With the motion "Stop the customs and tax-free zone around Switzerland!" submitted on June 13, 2017, the author of the motion instructs the Federal Council (Department of Finance) to close the current revenue gaps in cross-border shopping traffic with regard to VAT.

Motion 17.3428 "Stop the duty and tax-free zone around Switzerland" submitted by Peter Hegglin, member of the Council of States, to the Federal Council is intended, according to the petitioner, to define regulations with neighbouring states in order to either refund the value-added tax applicable in the purchasing country and offset the value-added tax applicable in the importing country by computerised means when crossing the border, or to no longer refund the value-added tax but transfer a sum derived from purchasing surveys to the neighbouring state.

The motion is justified by the global networking, according to which, in the opinion of the motion's author, this is also increasing in private consumption. More and more of the necessary purchases are being made in remote retail centres or online. National borders are playing an increasingly subordinate role. With "shopping tourism", the Swiss economy is losing billions of francs in income, and today the figure is said to be over 10 billion francs or 11 percent of total retail sales.

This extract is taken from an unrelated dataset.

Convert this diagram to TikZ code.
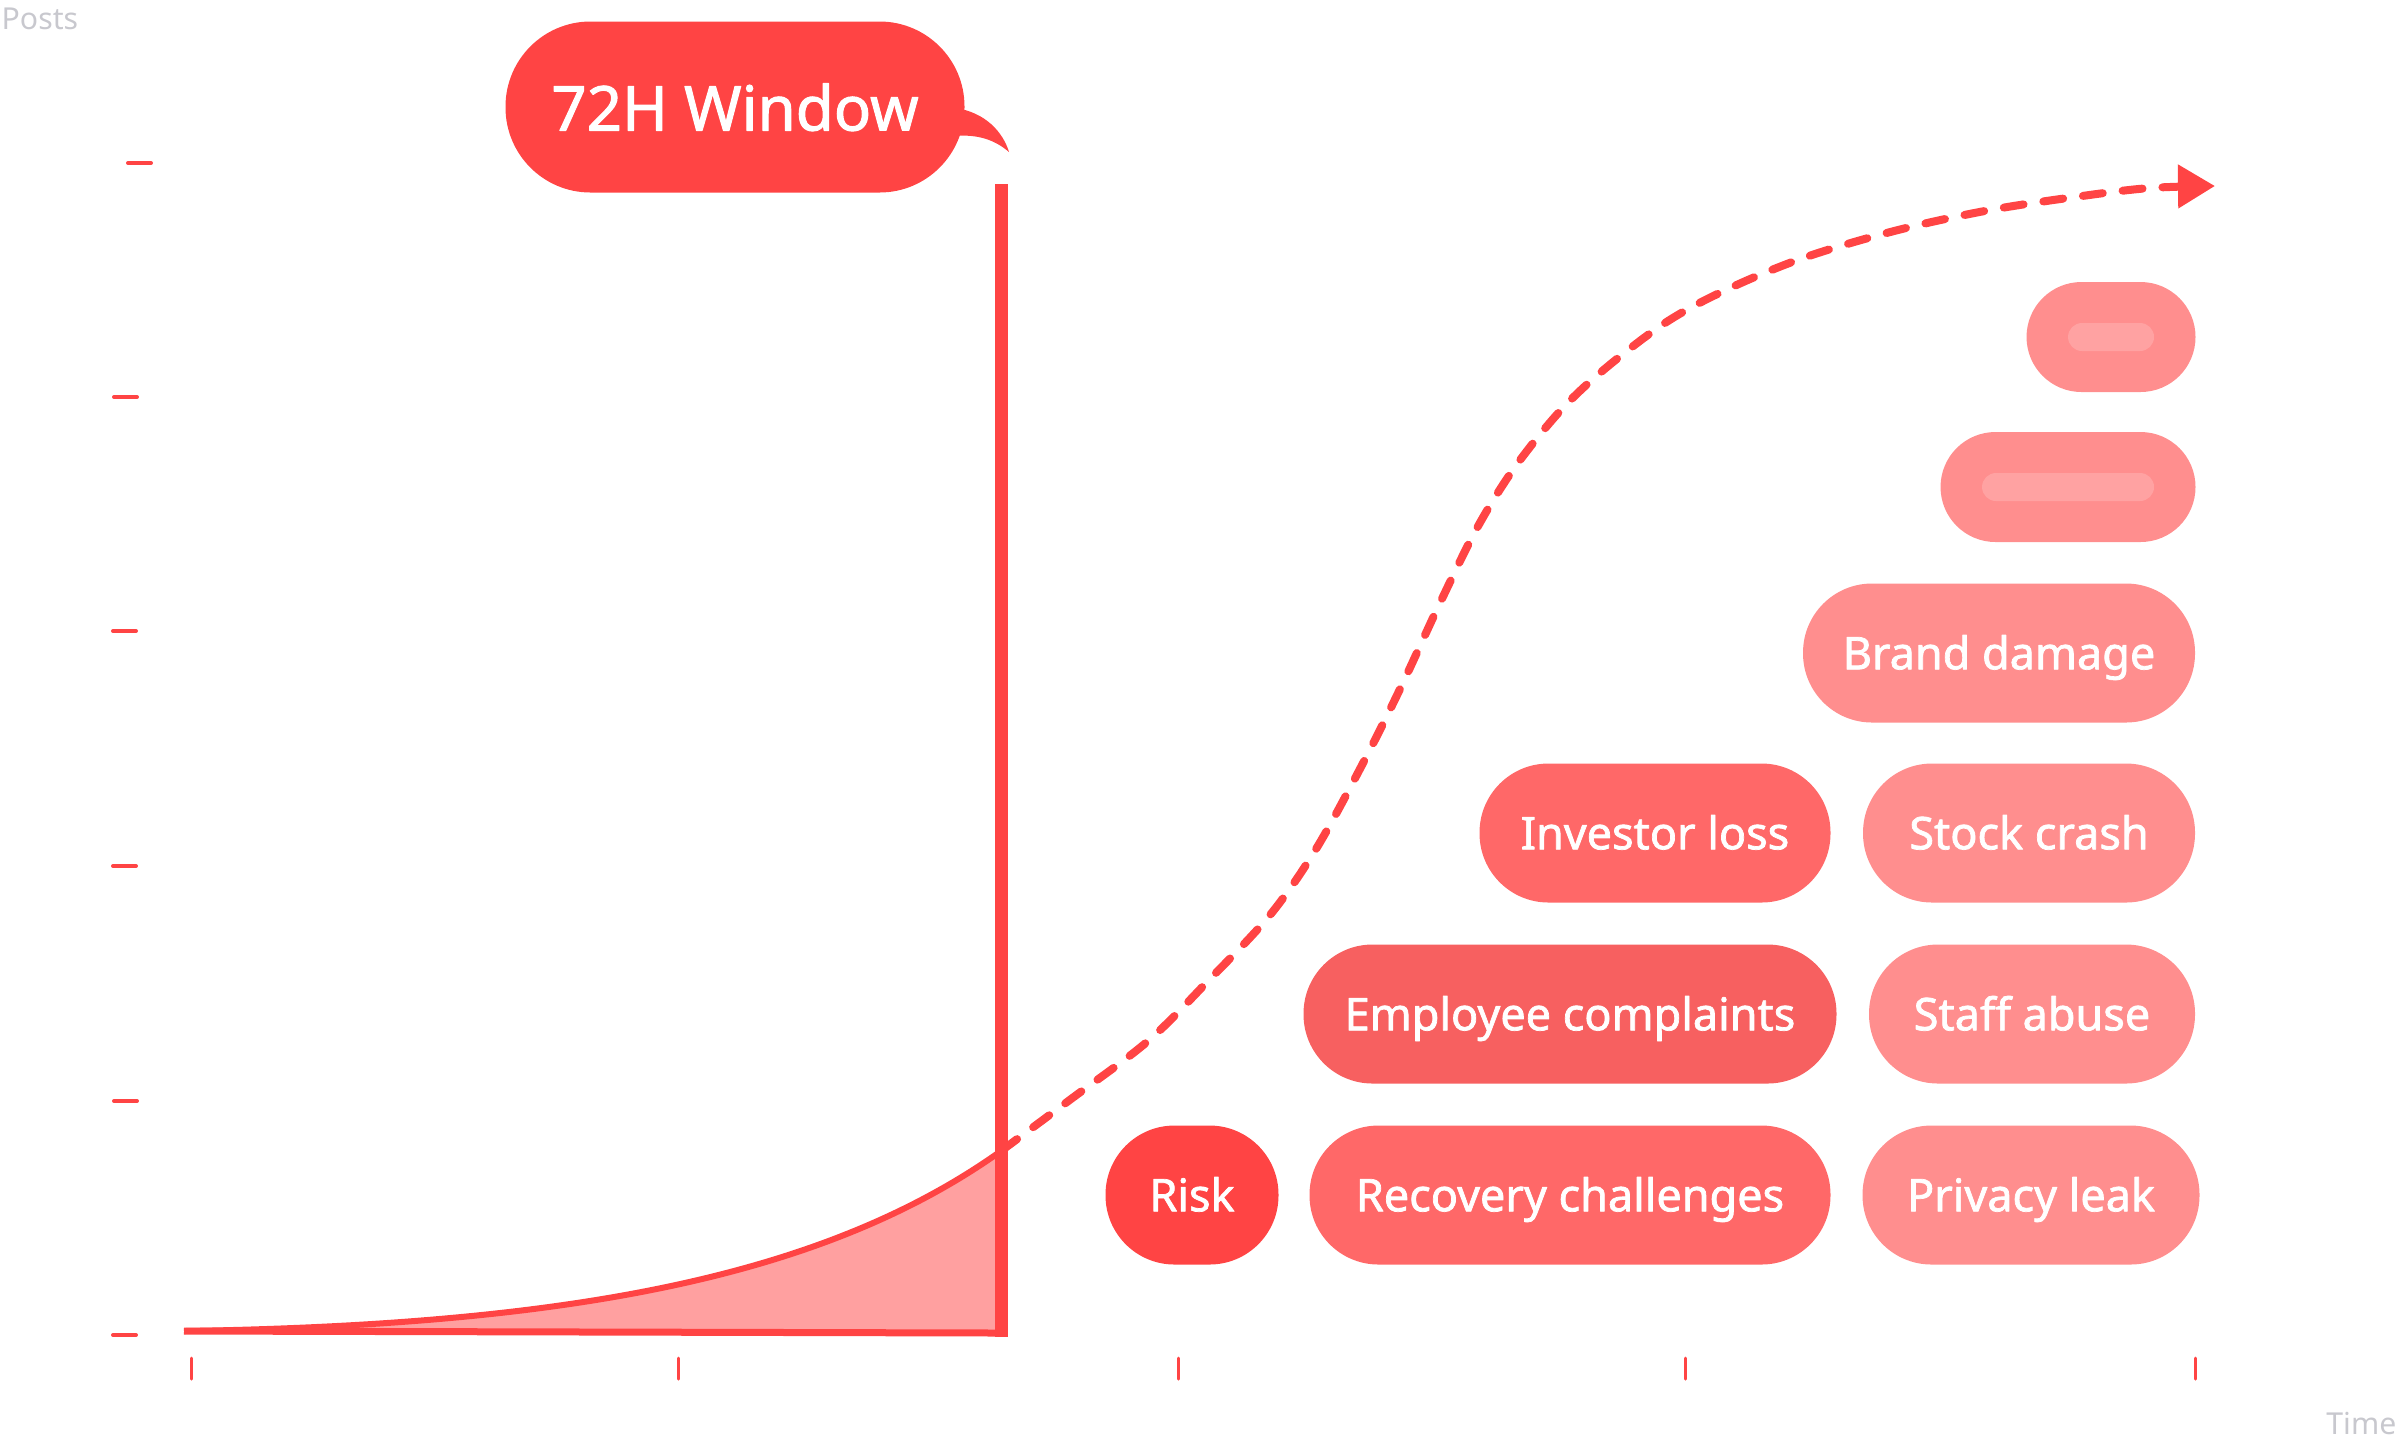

In its statement of 30 August 2017, the Federal Council requested that the motion be dismissed, among other reasons because the administration cannot confirm the figures quoted by the petitioner regarding the loss of tax revenue and economic damage, as in some cases no statistics are available.

With the motion of 19 September 2017, the motion will now be submitted to the responsible Commission for Economic Affairs and Taxation (WAK-S) for preliminary examination.